### [What is expected]
Below are some records; retype all of them exactly.
[Listed entries start]
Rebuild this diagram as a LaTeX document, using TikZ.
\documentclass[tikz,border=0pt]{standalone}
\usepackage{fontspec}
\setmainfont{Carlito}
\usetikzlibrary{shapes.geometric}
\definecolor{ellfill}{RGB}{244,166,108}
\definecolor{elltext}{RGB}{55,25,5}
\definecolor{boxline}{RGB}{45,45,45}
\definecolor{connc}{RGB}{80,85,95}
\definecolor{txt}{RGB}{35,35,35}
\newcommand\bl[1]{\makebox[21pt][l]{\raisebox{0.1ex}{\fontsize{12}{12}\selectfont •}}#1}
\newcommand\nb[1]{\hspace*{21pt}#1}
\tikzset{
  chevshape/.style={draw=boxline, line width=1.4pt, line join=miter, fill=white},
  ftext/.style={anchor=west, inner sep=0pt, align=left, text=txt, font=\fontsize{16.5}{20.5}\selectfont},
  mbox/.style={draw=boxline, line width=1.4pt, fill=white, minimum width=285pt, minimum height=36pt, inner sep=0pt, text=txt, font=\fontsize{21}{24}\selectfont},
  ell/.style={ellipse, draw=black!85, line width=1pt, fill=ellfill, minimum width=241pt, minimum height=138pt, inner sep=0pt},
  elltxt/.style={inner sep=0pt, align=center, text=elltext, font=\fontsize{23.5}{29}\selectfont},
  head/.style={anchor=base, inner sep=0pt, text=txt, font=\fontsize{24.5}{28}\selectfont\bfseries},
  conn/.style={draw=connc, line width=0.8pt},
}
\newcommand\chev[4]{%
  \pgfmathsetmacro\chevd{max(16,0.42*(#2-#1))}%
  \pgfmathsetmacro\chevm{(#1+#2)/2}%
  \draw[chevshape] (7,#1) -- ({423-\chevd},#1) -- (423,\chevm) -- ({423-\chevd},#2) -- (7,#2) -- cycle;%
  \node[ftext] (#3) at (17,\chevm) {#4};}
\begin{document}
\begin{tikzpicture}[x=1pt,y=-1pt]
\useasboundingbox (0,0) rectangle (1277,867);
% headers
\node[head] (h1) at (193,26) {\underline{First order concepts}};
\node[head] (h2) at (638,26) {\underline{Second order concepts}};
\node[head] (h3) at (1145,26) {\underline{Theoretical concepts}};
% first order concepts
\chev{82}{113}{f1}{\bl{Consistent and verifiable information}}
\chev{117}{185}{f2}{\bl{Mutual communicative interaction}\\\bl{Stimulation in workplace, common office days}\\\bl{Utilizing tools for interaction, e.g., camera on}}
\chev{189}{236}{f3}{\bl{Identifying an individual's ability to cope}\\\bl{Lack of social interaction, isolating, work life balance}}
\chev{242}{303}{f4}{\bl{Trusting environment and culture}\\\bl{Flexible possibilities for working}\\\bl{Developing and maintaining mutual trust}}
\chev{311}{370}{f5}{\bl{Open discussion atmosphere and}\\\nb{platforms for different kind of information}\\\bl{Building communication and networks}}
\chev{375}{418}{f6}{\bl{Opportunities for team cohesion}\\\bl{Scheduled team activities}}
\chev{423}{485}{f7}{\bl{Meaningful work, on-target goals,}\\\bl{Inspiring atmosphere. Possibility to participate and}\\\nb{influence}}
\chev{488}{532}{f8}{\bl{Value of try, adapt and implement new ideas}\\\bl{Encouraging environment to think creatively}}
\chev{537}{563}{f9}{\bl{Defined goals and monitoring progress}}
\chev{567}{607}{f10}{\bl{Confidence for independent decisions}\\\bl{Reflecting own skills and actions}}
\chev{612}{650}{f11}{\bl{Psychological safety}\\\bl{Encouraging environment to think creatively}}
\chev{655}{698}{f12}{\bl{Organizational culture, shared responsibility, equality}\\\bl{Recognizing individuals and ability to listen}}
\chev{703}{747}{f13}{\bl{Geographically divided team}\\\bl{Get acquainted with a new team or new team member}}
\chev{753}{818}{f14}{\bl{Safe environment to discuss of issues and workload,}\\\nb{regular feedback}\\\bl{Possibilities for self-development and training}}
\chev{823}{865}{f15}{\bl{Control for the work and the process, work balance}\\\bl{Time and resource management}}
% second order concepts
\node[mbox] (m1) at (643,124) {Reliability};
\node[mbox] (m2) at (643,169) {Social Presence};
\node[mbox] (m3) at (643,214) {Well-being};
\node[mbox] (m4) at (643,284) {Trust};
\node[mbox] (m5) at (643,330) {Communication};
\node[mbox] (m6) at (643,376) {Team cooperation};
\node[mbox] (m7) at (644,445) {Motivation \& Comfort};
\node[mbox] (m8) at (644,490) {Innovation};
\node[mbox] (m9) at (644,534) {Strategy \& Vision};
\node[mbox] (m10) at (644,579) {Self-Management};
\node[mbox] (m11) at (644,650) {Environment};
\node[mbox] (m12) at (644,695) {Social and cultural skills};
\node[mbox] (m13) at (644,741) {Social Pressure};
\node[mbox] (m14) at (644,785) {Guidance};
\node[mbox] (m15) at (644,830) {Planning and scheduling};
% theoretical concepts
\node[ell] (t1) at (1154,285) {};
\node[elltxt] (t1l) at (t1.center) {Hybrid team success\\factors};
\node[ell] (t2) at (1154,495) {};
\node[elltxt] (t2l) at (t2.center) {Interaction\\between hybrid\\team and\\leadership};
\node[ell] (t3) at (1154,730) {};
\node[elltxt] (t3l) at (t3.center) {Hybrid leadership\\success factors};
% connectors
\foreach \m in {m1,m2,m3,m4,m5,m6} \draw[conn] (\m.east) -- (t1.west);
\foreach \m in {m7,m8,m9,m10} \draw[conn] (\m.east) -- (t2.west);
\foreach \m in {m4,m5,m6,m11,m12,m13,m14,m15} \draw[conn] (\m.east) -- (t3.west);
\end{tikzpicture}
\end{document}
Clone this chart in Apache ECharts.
[Listed entries end]
### [Result of this exercise]
Rebuild this diagram as a LaTeX document, using TikZ.
\documentclass[tikz,border=0pt]{standalone}
\usepackage{fontspec}
\setmainfont{Carlito}
\usetikzlibrary{shapes.geometric}
\definecolor{ellfill}{RGB}{244,166,108}
\definecolor{elltext}{RGB}{55,25,5}
\definecolor{boxline}{RGB}{45,45,45}
\definecolor{connc}{RGB}{80,85,95}
\definecolor{txt}{RGB}{35,35,35}
\newcommand\bl[1]{\makebox[21pt][l]{\raisebox{0.1ex}{\fontsize{12}{12}\selectfont •}}#1}
\newcommand\nb[1]{\hspace*{21pt}#1}
\tikzset{
  chevshape/.style={draw=boxline, line width=1.4pt, line join=miter, fill=white},
  ftext/.style={anchor=west, inner sep=0pt, align=left, text=txt, font=\fontsize{16.5}{20.5}\selectfont},
  mbox/.style={draw=boxline, line width=1.4pt, fill=white, minimum width=285pt, minimum height=36pt, inner sep=0pt, text=txt, font=\fontsize{21}{24}\selectfont},
  ell/.style={ellipse, draw=black!85, line width=1pt, fill=ellfill, minimum width=241pt, minimum height=138pt, inner sep=0pt},
  elltxt/.style={inner sep=0pt, align=center, text=elltext, font=\fontsize{23.5}{29}\selectfont},
  head/.style={anchor=base, inner sep=0pt, text=txt, font=\fontsize{24.5}{28}\selectfont\bfseries},
  conn/.style={draw=connc, line width=0.8pt},
}
\newcommand\chev[4]{%
  \pgfmathsetmacro\chevd{max(16,0.42*(#2-#1))}%
  \pgfmathsetmacro\chevm{(#1+#2)/2}%
  \draw[chevshape] (7,#1) -- ({423-\chevd},#1) -- (423,\chevm) -- ({423-\chevd},#2) -- (7,#2) -- cycle;%
  \node[ftext] (#3) at (17,\chevm) {#4};}
\begin{document}
\begin{tikzpicture}[x=1pt,y=-1pt]
\useasboundingbox (0,0) rectangle (1277,867);
% headers
\node[head] (h1) at (193,26) {\underline{First order concepts}};
\node[head] (h2) at (638,26) {\underline{Second order concepts}};
\node[head] (h3) at (1145,26) {\underline{Theoretical concepts}};
% first order concepts
\chev{82}{113}{f1}{\bl{Consistent and verifiable information}}
\chev{117}{185}{f2}{\bl{Mutual communicative interaction}\\\bl{Stimulation in workplace, common office days}\\\bl{Utilizing tools for interaction, e.g., camera on}}
\chev{189}{236}{f3}{\bl{Identifying an individual's ability to cope}\\\bl{Lack of social interaction, isolating, work life balance}}
\chev{242}{303}{f4}{\bl{Trusting environment and culture}\\\bl{Flexible possibilities for working}\\\bl{Developing and maintaining mutual trust}}
\chev{311}{370}{f5}{\bl{Open discussion atmosphere and}\\\nb{platforms for different kind of information}\\\bl{Building communication and networks}}
\chev{375}{418}{f6}{\bl{Opportunities for team cohesion}\\\bl{Scheduled team activities}}
\chev{423}{485}{f7}{\bl{Meaningful work, on-target goals,}\\\bl{Inspiring atmosphere. Possibility to participate and}\\\nb{influence}}
\chev{488}{532}{f8}{\bl{Value of try, adapt and implement new ideas}\\\bl{Encouraging environment to think creatively}}
\chev{537}{563}{f9}{\bl{Defined goals and monitoring progress}}
\chev{567}{607}{f10}{\bl{Confidence for independent decisions}\\\bl{Reflecting own skills and actions}}
\chev{612}{650}{f11}{\bl{Psychological safety}\\\bl{Encouraging environment to think creatively}}
\chev{655}{698}{f12}{\bl{Organizational culture, shared responsibility, equality}\\\bl{Recognizing individuals and ability to listen}}
\chev{703}{747}{f13}{\bl{Geographically divided team}\\\bl{Get acquainted with a new team or new team member}}
\chev{753}{818}{f14}{\bl{Safe environment to discuss of issues and workload,}\\\nb{regular feedback}\\\bl{Possibilities for self-development and training}}
\chev{823}{865}{f15}{\bl{Control for the work and the process, work balance}\\\bl{Time and resource management}}
% second order concepts
\node[mbox] (m1) at (643,124) {Reliability};
\node[mbox] (m2) at (643,169) {Social Presence};
\node[mbox] (m3) at (643,214) {Well-being};
\node[mbox] (m4) at (643,284) {Trust};
\node[mbox] (m5) at (643,330) {Communication};
\node[mbox] (m6) at (643,376) {Team cooperation};
\node[mbox] (m7) at (644,445) {Motivation \& Comfort};
\node[mbox] (m8) at (644,490) {Innovation};
\node[mbox] (m9) at (644,534) {Strategy \& Vision};
\node[mbox] (m10) at (644,579) {Self-Management};
\node[mbox] (m11) at (644,650) {Environment};
\node[mbox] (m12) at (644,695) {Social and cultural skills};
\node[mbox] (m13) at (644,741) {Social Pressure};
\node[mbox] (m14) at (644,785) {Guidance};
\node[mbox] (m15) at (644,830) {Planning and scheduling};
% theoretical concepts
\node[ell] (t1) at (1154,285) {};
\node[elltxt] (t1l) at (t1.center) {Hybrid team success\\factors};
\node[ell] (t2) at (1154,495) {};
\node[elltxt] (t2l) at (t2.center) {Interaction\\between hybrid\\team and\\leadership};
\node[ell] (t3) at (1154,730) {};
\node[elltxt] (t3l) at (t3.center) {Hybrid leadership\\success factors};
% connectors
\foreach \m in {m1,m2,m3,m4,m5,m6} \draw[conn] (\m.east) -- (t1.west);
\foreach \m in {m7,m8,m9,m10} \draw[conn] (\m.east) -- (t2.west);
\foreach \m in {m4,m5,m6,m11,m12,m13,m14,m15} \draw[conn] (\m.east) -- (t3.west);
\end{tikzpicture}
\end{document}
Clone this chart in Apache ECharts.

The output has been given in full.